Friday, August 6, 2010

Shovel Time


That project back in the Diggins isn't going to finish itself. There is a little can of worms still lurking after all. It seems that there isn't a standard design for 3/4 inch galvanized unions. I've tried two examples and I'm still getting some weeping at the joint.

I've got a third example of the breed ready to install Saturday. Should this one do the trick, there'll be no excuse to keep me from digging and screening the garden beds and installing the soaker hoses.

I enjoyed a funny ironic thing on my way to the project at hand. I recorded another episode of the History Channel's "Modern Marvels" their story of gadgets, structures, machines, tools, and all things engineered.

Tonight's episode: "Shovels"

I took the hint...and I learned the the business end of those giant excavators they use 24/7 in the world's largest open pit mines, the shovel part of "steam shovel" is named the Dipper.

Some of these dippers hold 50-60 cubic yards of material in a single scoop...er, dip. The biggest dumpster you can get is a whopping 40 yards!

The show also toured the World's largest shovel collection, back East at some university. I didn't watch every second as I was editing the hour so I can burn it to DVD, so I never caught the name of the school...but they have more than 750 Ames shovels in their collection.

Ames shovels built America, dug for gold in two gold rushes...California and Australia...built the Panama and Erie canals, and built most all of America's railroads.

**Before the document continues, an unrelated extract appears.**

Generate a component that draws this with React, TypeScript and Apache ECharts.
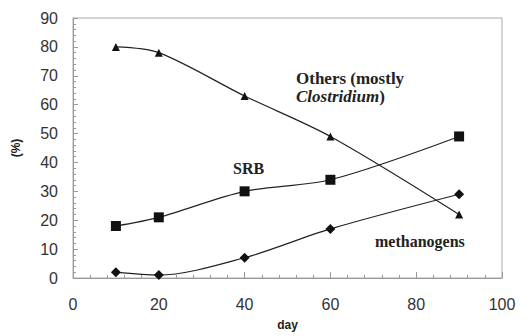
import React, { useEffect, useRef } from "react";
import * as echarts from "echarts";

const days = [10, 20, 40, 60, 90];
const others = [80, 78, 63, 49, 22];
const srb = [18, 21, 30, 34, 49];
const methanogens = [2, 1, 7, 17, 29];

const pair = (ys: number[]) => days.map((d, i) => [d, ys[i]]);

export default function App() {
  const ref = useRef<HTMLDivElement>(null);
  useEffect(() => {
    const chart = echarts.init(ref.current!, undefined, { renderer: "svg" });
    const axisText = { color: "#333", fontFamily: "Liberation Sans, Arial", fontSize: 16 };
    const lineStyle = { color: "#222", width: 1.2 };
    const serifText = (size: number, lh: number) => ({
      fontFamily: "Liberation Serif",
      fontWeight: "bold" as const,
      fontSize: size,
      color: "#222",
      lineHeight: lh,
    });
    const note = (text: string, left: number, top: number, size: number, lh: number) => ({
      text,
      left,
      top,
      padding: 0,
      textStyle: {
        ...serifText(size, lh),
        rich: {
          i: { ...serifText(size, lh), fontStyle: "italic" },
          n: { ...serifText(size, lh) },
        },
      },
    });
    chart.setOption({
      animation: false,
      backgroundColor: "#fff",
      title: [
        note("Others (mostly\n{i|Clostridium}{n|)}", 296, 69, 17, 18),
        note("SRB", 233, 158, 16, 20),
        note("methanogens", 375, 231, 16, 20),
      ],
      grid: {
        left: 73,
        top: 18,
        right: 24,
        bottom: 55,
        show: true,
        borderColor: "#aaa",
        borderWidth: 1,
      },
      xAxis: {
        type: "value",
        min: 0,
        max: 100,
        interval: 20,
        name: "day",
        nameLocation: "middle",
        nameGap: 41,
        nameTextStyle: { color: "#222", fontWeight: "bold", fontSize: 12, fontFamily: "Liberation Sans, Arial" },
        axisLine: { show: true, lineStyle: { color: "#999" } },
        axisTick: { show: true, inside: true, length: 6, lineStyle: { color: "#999" } },
        minorTick: { show: true, splitNumber: 5, length: 3, lineStyle: { color: "#999" } },
        splitLine: { show: false },
        axisLabel: { ...axisText, margin: 18 },
      },
      yAxis: {
        type: "value",
        min: 0,
        max: 90,
        interval: 10,
        name: "(%)",
        nameLocation: "middle",
        nameGap: 51,
        nameRotate: 90,
        nameTextStyle: { color: "#222", fontWeight: "bold", fontSize: 12, fontFamily: "Liberation Sans, Arial" },
        axisLine: { show: true, lineStyle: { color: "#999" } },
        axisTick: { show: true, inside: true, length: 5, lineStyle: { color: "#999" } },
        minorTick: { show: true, splitNumber: 5, length: 3, lineStyle: { color: "#999" } },
        splitLine: { show: false },
        axisLabel: { ...axisText, margin: 15 },
      },
      series: [
        {
          type: "line",
          data: pair(others),
          smooth: 0.3,
          symbol: "triangle",
          symbolSize: 8,
          itemStyle: { color: "#111" },
          lineStyle,
        },
        {
          type: "line",
          data: pair(srb),
          smooth: 0.3,
          symbol: "rect",
          symbolSize: 10,
          itemStyle: { color: "#111" },
          lineStyle,
        },
        {
          type: "line",
          data: pair(methanogens),
          smooth: 0.3,
          symbol: "diamond",
          symbolSize: 10,
          itemStyle: { color: "#111" },
          lineStyle,
        },
      ],
    });
    return () => chart.dispose();
  }, []);
  return <div ref={ref} style={{ width: 526, height: 336, position: "absolute", left: 0, top: 0 }} />;
}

I looked it up. The Stonehill Industrial History Center is at Stonehill College, Easton, Massachusetts. First made in 1774 at North Bridgewater, MA, Ames shovels were built in Easton since 1803.

By the 1850's, the Ames Brothers were successful businessmen, and one of them became the US Representative from Massachusetts, and was a big mover and shaker in getting Congress to fund the Transcontinental Railroad.

When I was in 7th grade, I visited Promontory Point, Utah where the Golden Spike was driven in 1869. Even though the golden spike was driven 95 years earlier, there were still many rusted, abandoned Ames shovels laying about the two roadbeds.

I've been shoveling my driveways in Truckee for more than 22 years with the same Ames square-point gravel scoop shovel.

I'll be digging in the garden Saturday with an Ames shovel, too.